*Exercise directions*: Exactly retype the lines from the top of the data through the line containing "False, True, False]", leaving out every picture.

*Given data*:
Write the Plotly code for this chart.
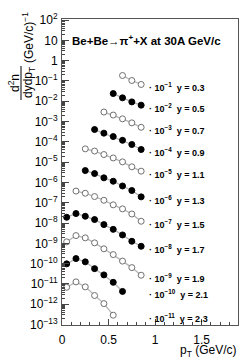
import plotly.graph_objects as go
import math

# ---------------- data ----------------
rapidities = [0.3, 0.5, 0.7, 0.9, 1.1, 1.3, 1.5, 1.7, 1.9, 2.1, 2.3]
scale_exp = [-1, -2, -3, -4, -5, -6, -7, -8, -9, -10, -11]
filled = [False, True, False, True, False, True, False, True, False, True, False]

pt_03 = [0.65, 0.75, 0.85]
v_03 = [1.85, 1.05, 0.67]
pt_05 = [0.55, 0.65, 0.75, 0.85]
v_05 = [2.39, 1.47, 0.93, 0.64]
pt_07 = [0.45, 0.55, 0.65, 0.75, 0.85]
v_07 = [2.94, 2.09, 1.36, 0.86, 0.52]
pt_09 = [0.35, 0.45, 0.55, 0.65, 0.75, 0.85]
v_09 = [4.04, 2.68, 1.82, 1.19, 0.74, 0.42]
pt_11 = [0.25, 0.35, 0.45, 0.55, 0.65, 0.75, 0.85]
v_11 = [4.52, 3.52, 2.37, 1.61, 1.03, 0.59, 0.36]
pt_13 = [0.25, 0.35, 0.45, 0.55, 0.65, 0.75, 0.85]
v_13 = [3.85, 2.74, 1.69, 1.15, 0.67, 0.40, 0.195]
pt_15 = [0.15, 0.25, 0.35, 0.45, 0.55, 0.65, 0.75, 0.85]
v_15 = [3.77, 2.94, 2.02, 1.33, 0.79, 0.50, 0.28, 0.123]
pt_17 = [0.05, 0.15, 0.25, 0.35, 0.45, 0.55, 0.65, 0.75, 0.85]
v_17 = [1.93, 2.94, 2.16, 1.49, 0.84, 0.49, 0.26, 0.127, 0.072]
pt_19 = [0.05, 0.15, 0.25, 0.35, 0.45, 0.55, 0.65, 0.75, 0.85]
v_19 = [1.19, 2.42, 1.87, 1.06, 0.54, 0.28, 0.134, 0.064, 0.027]
pt_21 = [0.05, 0.15, 0.25, 0.35, 0.45, 0.55, 0.65]
v_21 = [0.98, 1.78, 1.23, 0.57, 0.28, 0.121, 0.043]
pt_23 = [0.05, 0.15, 0.25, 0.35, 0.45, 0.55]
v_23 = [0.69, 1.27, 0.72, 0.27, 0.108, 0.029]

pts = [pt_03, pt_05, pt_07, pt_09, pt_11, pt_13, pt_15, pt_17, pt_19, pt_21, pt_23]
vals = [v_03, v_05, v_07, v_09, v_11, v_13, v_15, v_17, v_19, v_21, v_23]

ytick_exp = list(range(-13, 3))
ytick_text = ["10<sup>\u2212%d</sup>" % (-e) if e < 0 else ("1" if e == 0 else ("10" if e == 1 else "10<sup>%d</sup>" % e)) for e in ytick_exp]
xtick_vals = [0, 0.5, 1, 1.5]
xtick_text = ["0", "0.5", "1", "1.5"]

title_text = "Be+Be\u2192\u03c0<sup>+</sup>+X at 30A GeV/c"

# ---------------- layout geometry ----------------
W, H = 249, 361
L, R, T, B = 62, 11, 19, 36
pw, ph = W - L - R, H - T - B
def px_x(px):
    return (px - L) / pw
def px_y(py):
    return (H - B - py) / ph

FONT = "Liberation Sans, Arial, sans-serif"

fig = go.Figure()
for i, (pt, v) in enumerate(zip(pts, vals)):
    scaled = [a * 10 ** scale_exp[i] for a in v]
    fig.add_trace(go.Scatter(
        x=pt, y=scaled, mode="lines+markers",
        line=dict(color="#b4b4b4", width=1.3),
        marker=dict(symbol="circle", size=6,
                    color="black" if filled[i] else "white",
                    line=dict(color="black" if filled[i] else "#707070", width=1)),
        showlegend=False, hoverinfo="skip"))
    last = scaled[-1]
    fig.add_annotation(
        x=0.915, y=math.log10(last) - 0.14, xref="x", yref="y",
        text="\u00b7 10<sup>\u2212%d</sup>  y = %.1f" % (-scale_exp[i], rapidities[i]),
        showarrow=False, xanchor="left", yanchor="middle",
        font=dict(family=FONT, size=9, color="black", weight="bold"))

# title
fig.add_annotation(x=px_x(70), y=px_y(40), xref="paper", yref="paper",
                   text="<b>" + title_text + "</b>", showarrow=False,
                   xanchor="left", yanchor="middle",
                   font=dict(family=FONT, size=11.5, color="black"))

# y-axis title as stacked fraction (rotated)
fig.add_annotation(x=px_x(14), y=px_y(83), xref="paper", yref="paper",
                   text="d<sup>2</sup>n", textangle=-90, showarrow=False,
                   xanchor="center", yanchor="middle",
                   font=dict(family=FONT, size=12, color="black"))
fig.add_annotation(x=px_x(29), y=px_y(83), xref="paper", yref="paper",
                   text="dydp<sub>T</sub>", textangle=-90, showarrow=False,
                   xanchor="center", yanchor="middle",
                   font=dict(family=FONT, size=12, color="black"))
fig.add_shape(type="line", xref="paper", yref="paper",
              x0=px_x(21), x1=px_x(21), y0=px_y(66), y1=px_y(100),
              line=dict(color="black", width=1))
fig.add_annotation(x=px_x(28), y=px_y(38), xref="paper", yref="paper",
                   text="(GeV/c)<sup>\u22121</sup>", textangle=-90, showarrow=False,
                   xanchor="center", yanchor="middle",
                   font=dict(family=FONT, size=12, color="black"))

# x-axis title
fig.add_annotation(x=1.0, y=px_y(351), xref="paper", yref="paper",
                   text="p<sub>T</sub> (GeV/c)", showarrow=False,
                   xanchor="right", yanchor="middle",
                   font=dict(family=FONT, size=12, color="black"))

fig.update_layout(
    width=W, height=H, margin=dict(l=L, r=R, t=T, b=B),
    paper_bgcolor="white", plot_bgcolor="white",
    font=dict(family=FONT, size=12, color="black"),
    xaxis=dict(range=[0, 1.89], tickmode="array", tickvals=xtick_vals, ticktext=xtick_text,
               ticks="inside", ticklen=6, tickcolor="#444", showgrid=False, zeroline=False,
               showline=True, linecolor="#555", linewidth=1, mirror=True,
               ticklabelstandoff=4,
               minor=dict(dtick=0.1, ticks="inside", ticklen=3, tickcolor="#444", showgrid=False)),
    yaxis=dict(type="log", range=[-13.02, 2.05], tickmode="array",
               tickvals=[10 ** e for e in ytick_exp], ticktext=ytick_text,
               ticks="inside", ticklen=7, tickcolor="#444", showgrid=False, zeroline=False,
               showline=True, linecolor="#555", linewidth=1, mirror=True,
               ticklabelstandoff=1,
               minor=dict(dtick="D1", ticks="inside", ticklen=3, tickcolor="#444", showgrid=False)),
)

fig.write_html("out.html", config={"displayModeBar": False},
               post_script="document.body.style.margin='0px';")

*Output below*:
Write the Plotly code for this chart.
import plotly.graph_objects as go
import math

# ---------------- data ----------------
rapidities = [0.3, 0.5, 0.7, 0.9, 1.1, 1.3, 1.5, 1.7, 1.9, 2.1, 2.3]
scale_exp = [-1, -2, -3, -4, -5, -6, -7, -8, -9, -10, -11]
filled = [False, True, False, True, False, True, False, True, False, True, False]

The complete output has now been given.